### [WORK INSTRUCTIONS]
Copy exactly, and only, the lines below from the first through the one containing "LABEL_NUDGE = [2.5, -5.0, 5.0, 11.5, 0.3, 0.0]", both included; pictures are omitted.

## BEGIN INFORMATION SHOWN

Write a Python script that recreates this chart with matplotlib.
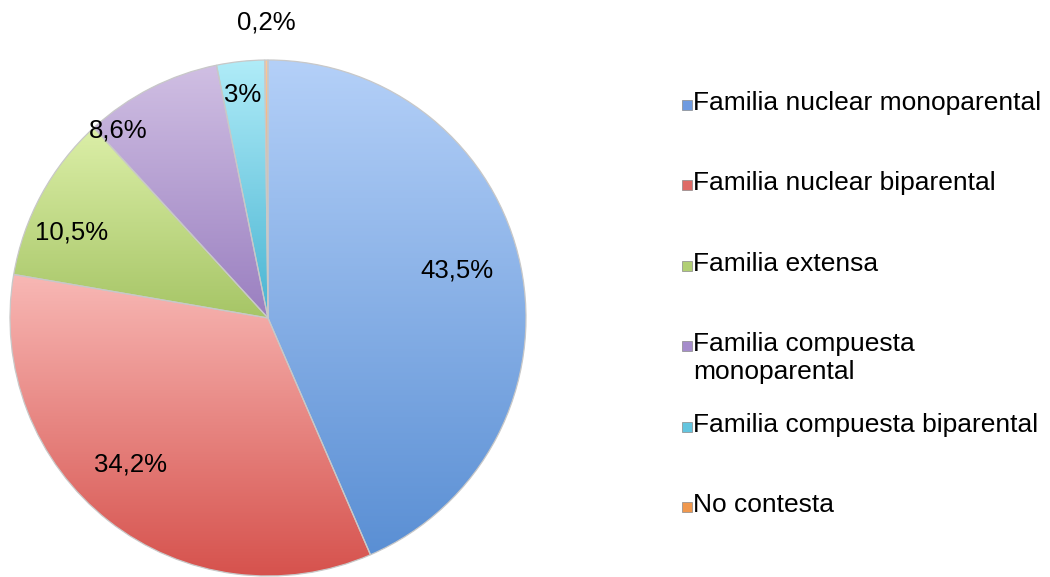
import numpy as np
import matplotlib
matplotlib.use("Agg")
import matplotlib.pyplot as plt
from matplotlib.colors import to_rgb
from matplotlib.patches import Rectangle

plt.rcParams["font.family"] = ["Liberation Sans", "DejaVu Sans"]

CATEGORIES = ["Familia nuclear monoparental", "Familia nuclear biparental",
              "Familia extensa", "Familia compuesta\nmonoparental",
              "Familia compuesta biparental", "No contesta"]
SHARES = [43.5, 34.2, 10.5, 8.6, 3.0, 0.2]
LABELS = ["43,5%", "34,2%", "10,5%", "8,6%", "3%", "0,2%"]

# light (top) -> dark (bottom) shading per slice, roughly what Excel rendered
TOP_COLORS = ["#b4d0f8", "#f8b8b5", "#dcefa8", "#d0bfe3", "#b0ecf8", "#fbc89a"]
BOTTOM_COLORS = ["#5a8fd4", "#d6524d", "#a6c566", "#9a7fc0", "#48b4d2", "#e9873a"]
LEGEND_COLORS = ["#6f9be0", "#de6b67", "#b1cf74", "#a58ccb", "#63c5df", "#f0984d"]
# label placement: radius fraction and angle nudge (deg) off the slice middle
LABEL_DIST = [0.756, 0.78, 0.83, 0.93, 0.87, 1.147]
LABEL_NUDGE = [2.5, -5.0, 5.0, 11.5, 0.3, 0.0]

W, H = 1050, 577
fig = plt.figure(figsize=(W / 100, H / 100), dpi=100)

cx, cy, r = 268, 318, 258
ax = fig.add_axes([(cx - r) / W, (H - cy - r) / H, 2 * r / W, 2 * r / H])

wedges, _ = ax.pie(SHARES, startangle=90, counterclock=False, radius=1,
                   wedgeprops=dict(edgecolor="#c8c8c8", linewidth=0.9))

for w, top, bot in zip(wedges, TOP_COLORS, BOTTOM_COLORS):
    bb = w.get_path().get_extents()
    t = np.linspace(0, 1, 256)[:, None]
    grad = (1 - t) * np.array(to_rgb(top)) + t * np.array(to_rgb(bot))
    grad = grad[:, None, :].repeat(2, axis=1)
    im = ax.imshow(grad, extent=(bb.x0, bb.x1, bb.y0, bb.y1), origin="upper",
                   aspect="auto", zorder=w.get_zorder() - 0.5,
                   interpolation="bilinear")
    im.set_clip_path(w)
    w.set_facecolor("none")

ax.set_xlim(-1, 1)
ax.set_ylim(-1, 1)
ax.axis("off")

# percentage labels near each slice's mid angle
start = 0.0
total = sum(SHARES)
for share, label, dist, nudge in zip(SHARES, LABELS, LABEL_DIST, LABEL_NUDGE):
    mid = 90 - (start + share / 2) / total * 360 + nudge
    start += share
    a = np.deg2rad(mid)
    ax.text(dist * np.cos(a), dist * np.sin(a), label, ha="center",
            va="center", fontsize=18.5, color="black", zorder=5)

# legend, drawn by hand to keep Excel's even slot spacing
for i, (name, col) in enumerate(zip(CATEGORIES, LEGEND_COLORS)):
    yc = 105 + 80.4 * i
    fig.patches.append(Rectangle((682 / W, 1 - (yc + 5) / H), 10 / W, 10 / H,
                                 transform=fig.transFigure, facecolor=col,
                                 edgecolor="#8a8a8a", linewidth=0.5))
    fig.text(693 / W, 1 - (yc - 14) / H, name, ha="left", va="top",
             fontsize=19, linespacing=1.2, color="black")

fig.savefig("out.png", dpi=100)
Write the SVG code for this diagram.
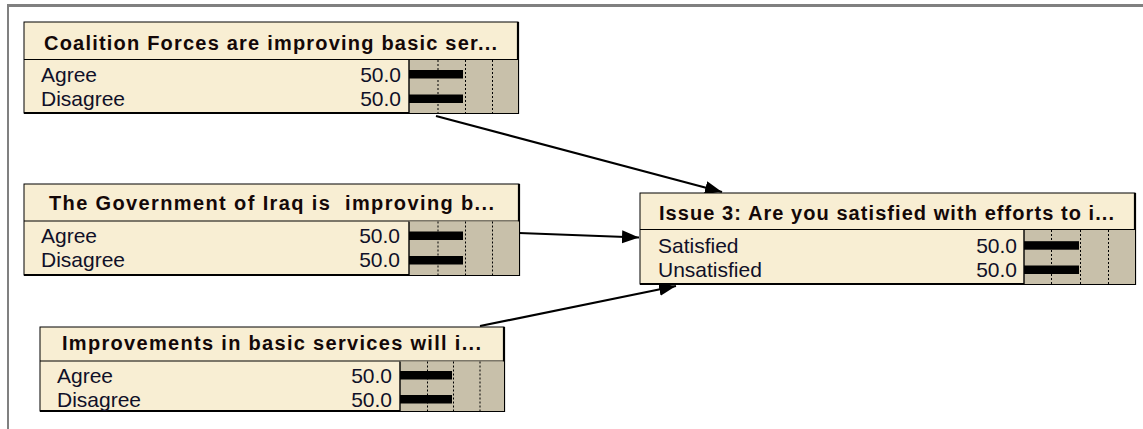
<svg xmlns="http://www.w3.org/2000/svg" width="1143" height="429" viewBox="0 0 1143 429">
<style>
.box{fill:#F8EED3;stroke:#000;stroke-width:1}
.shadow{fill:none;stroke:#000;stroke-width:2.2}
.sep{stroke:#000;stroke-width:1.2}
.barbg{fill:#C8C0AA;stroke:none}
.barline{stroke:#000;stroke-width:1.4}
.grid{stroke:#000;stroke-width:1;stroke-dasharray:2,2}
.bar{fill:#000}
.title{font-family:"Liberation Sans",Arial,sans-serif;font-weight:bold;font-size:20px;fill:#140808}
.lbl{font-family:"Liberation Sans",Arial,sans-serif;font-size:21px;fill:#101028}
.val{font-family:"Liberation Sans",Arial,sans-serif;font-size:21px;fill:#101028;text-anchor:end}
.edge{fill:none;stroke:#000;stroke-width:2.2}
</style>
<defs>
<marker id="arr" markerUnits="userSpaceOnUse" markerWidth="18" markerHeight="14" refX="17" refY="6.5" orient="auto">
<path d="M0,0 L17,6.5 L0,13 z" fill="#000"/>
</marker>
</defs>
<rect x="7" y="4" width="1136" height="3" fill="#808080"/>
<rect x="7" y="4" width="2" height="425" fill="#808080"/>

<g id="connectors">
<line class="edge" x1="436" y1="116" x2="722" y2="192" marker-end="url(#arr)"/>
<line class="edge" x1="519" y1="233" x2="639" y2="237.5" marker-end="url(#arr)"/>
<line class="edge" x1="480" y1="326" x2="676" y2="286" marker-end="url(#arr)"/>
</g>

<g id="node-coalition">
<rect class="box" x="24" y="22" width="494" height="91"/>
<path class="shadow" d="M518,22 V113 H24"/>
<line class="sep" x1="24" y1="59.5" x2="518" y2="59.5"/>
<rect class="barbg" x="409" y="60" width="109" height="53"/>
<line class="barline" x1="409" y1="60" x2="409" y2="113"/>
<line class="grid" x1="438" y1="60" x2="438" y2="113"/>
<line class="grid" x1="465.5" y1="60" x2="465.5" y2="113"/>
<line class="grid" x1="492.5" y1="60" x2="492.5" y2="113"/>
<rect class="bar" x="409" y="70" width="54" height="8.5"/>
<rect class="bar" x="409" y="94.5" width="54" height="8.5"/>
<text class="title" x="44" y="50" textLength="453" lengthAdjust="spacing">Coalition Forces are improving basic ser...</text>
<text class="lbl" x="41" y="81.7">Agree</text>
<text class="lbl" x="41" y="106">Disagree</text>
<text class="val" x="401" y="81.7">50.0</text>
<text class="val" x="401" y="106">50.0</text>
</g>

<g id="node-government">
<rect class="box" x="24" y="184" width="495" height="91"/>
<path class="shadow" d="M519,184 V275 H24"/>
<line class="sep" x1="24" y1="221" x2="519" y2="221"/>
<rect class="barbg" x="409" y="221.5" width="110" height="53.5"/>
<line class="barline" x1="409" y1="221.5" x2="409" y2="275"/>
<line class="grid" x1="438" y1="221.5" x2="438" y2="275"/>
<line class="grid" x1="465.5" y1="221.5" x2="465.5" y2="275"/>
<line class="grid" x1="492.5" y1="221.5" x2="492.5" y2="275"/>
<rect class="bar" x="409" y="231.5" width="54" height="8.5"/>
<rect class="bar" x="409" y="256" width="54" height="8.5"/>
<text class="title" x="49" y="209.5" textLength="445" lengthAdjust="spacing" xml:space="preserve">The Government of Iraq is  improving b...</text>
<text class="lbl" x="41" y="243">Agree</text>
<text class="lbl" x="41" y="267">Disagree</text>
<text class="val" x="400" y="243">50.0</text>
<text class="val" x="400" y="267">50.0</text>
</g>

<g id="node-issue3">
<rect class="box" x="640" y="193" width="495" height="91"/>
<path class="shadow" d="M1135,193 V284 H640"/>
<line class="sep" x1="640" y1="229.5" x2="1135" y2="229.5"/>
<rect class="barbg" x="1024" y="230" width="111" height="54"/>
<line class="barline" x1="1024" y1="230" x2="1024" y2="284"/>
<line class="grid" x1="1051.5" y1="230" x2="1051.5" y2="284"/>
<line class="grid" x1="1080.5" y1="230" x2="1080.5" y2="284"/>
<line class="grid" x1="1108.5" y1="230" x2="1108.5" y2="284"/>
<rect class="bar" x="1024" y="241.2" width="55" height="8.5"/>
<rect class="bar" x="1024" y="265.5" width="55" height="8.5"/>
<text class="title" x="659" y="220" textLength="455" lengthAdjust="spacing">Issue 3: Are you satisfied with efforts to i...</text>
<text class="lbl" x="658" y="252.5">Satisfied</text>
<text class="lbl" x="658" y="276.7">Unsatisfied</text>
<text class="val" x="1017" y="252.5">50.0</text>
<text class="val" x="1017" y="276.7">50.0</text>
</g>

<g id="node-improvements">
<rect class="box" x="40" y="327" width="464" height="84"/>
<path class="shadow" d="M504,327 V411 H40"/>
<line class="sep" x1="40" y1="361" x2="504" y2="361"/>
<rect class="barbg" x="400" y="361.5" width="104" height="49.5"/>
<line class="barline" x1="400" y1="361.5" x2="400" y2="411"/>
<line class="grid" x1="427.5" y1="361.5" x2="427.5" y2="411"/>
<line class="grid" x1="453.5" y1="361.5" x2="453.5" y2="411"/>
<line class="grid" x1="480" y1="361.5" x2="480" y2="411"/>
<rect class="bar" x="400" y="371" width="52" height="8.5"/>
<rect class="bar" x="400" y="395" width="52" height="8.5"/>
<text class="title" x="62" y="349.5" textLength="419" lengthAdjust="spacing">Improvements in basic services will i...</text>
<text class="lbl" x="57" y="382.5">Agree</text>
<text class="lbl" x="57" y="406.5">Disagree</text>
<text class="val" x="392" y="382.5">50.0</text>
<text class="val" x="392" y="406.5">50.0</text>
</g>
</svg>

## END INFORMATION SHOWN

### [THE REPLY]
Write a Python script that recreates this chart with matplotlib.
import numpy as np
import matplotlib
matplotlib.use("Agg")
import matplotlib.pyplot as plt
from matplotlib.colors import to_rgb
from matplotlib.patches import Rectangle

plt.rcParams["font.family"] = ["Liberation Sans", "DejaVu Sans"]

CATEGORIES = ["Familia nuclear monoparental", "Familia nuclear biparental",
              "Familia extensa", "Familia compuesta\nmonoparental",
              "Familia compuesta biparental", "No contesta"]
SHARES = [43.5, 34.2, 10.5, 8.6, 3.0, 0.2]
LABELS = ["43,5%", "34,2%", "10,5%", "8,6%", "3%", "0,2%"]

# light (top) -> dark (bottom) shading per slice, roughly what Excel rendered
TOP_COLORS = ["#b4d0f8", "#f8b8b5", "#dcefa8", "#d0bfe3", "#b0ecf8", "#fbc89a"]
BOTTOM_COLORS = ["#5a8fd4", "#d6524d", "#a6c566", "#9a7fc0", "#48b4d2", "#e9873a"]
LEGEND_COLORS = ["#6f9be0", "#de6b67", "#b1cf74", "#a58ccb", "#63c5df", "#f0984d"]
# label placement: radius fraction and angle nudge (deg) off the slice middle
LABEL_DIST = [0.756, 0.78, 0.83, 0.93, 0.87, 1.147]
LABEL_NUDGE = [2.5, -5.0, 5.0, 11.5, 0.3, 0.0]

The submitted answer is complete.